Leo Cullum, 1942-2010

Leo Cullum, 68, one of the nation’s most prolific and celebrated cartoonists, died of cancer October 23 in Los Angeles. Cullum, who had more than 800 of his light-hearted cartoons—many featuring dogs and cats, businessmen and doctors—in The New Yorker , flew 200 missions as a Marine Corps aviator in Vietnam in 1966-67.

Culum grew up in North Bergen, New Jersey. He graduated from the College of the Holy Cross in Massachusetts in 1963 with a degree in English. He had joined the college’s Air Force ROTC program, then had switched to the Marines’ Platoon Leaders Class so that he could finish his military training during the summer.

As soon as he graduated Cullum was commissioned a Marine Corps second lieutenant. In August 1963 he underwent flight training in Pensacola, Fla. Cullum then took advanced jet training on the F-4B Phantom and shipped out to Vietnam in April of 1966

Based first in Danang and later in Chu Lai, Cullum went on to  fly 200 missions, including some secret bombing runs over the Ho Chi Minh Trail in Laos. “Who these were secret from I’m still not sure, ” Cullum told Holy Cross Magazine. “The North Vietnamese certainly knew it wasn’t the Swiss bombing them.”

After his Marine Corps discharge in 1968, Cullum went right to work for TWA as a pilot. He put in 34 years flying for T.W.A. and American Airlines until his retirement at age 60 in 2002.

Leo Cullum started drawing cartoons during layovers. His first one was published in Air Line Pilot Magazine in the mid seventies. Then he began selling his work to other publications, including True, Argosy , The Saturday Evening Post , and Sports Afield . Cullum’s  first New Yorker cartoon appeared in 1977.

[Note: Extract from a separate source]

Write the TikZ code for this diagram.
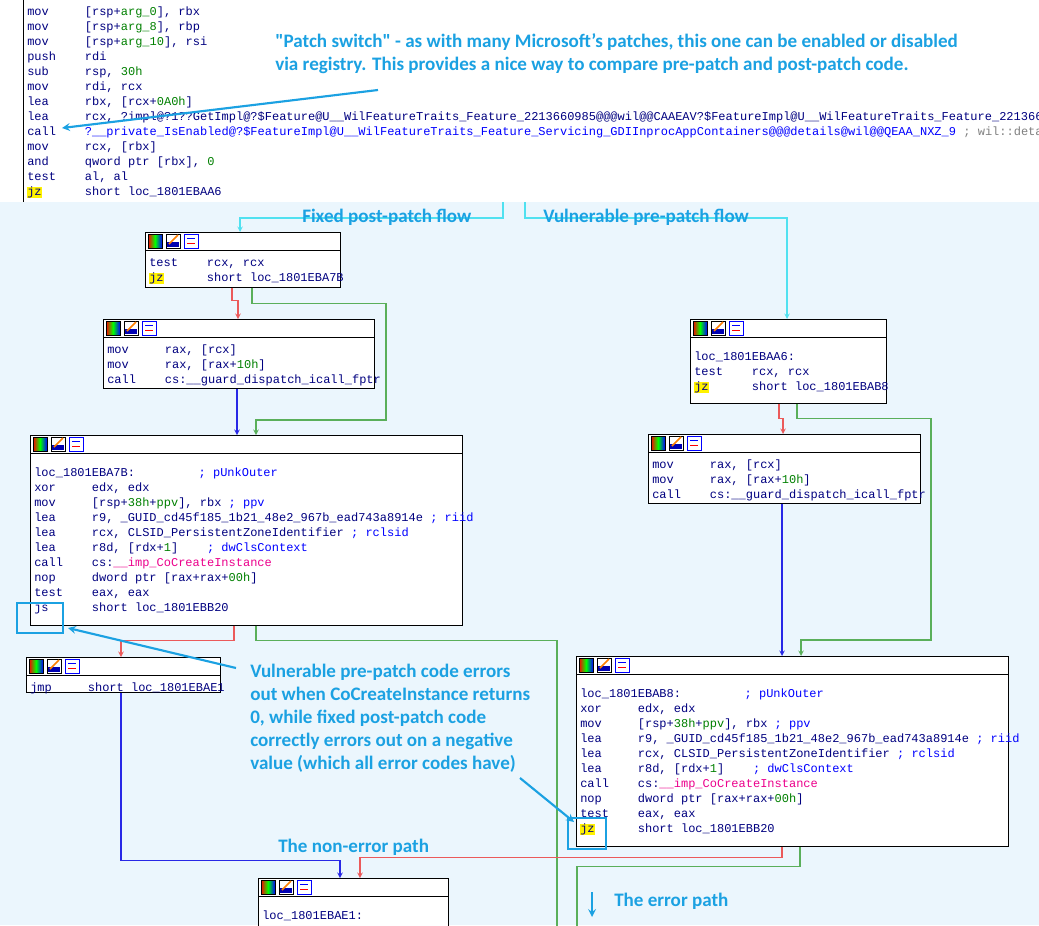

He continued published cartoons in that august publication for more than 35 years. “Leo’s cartoons were a perfect marriage of drawing and caption, ” the acclaimed New Yorker cartoonist Roz Chast noted in her appreciation of Cullum .  “His gags were truly out there: unexpected and completely loopy.

“In one of his cartoons, a group of cavemen sit on rocks around a campfire, which is, as we know from cartoons, what cavemen do. Another caveman points toward an empty rock and asks the group, ‘Is anyone using this rock?'”

The New York Times, among other newspapers, published an admiring obituary of Leo Cullum on October 26.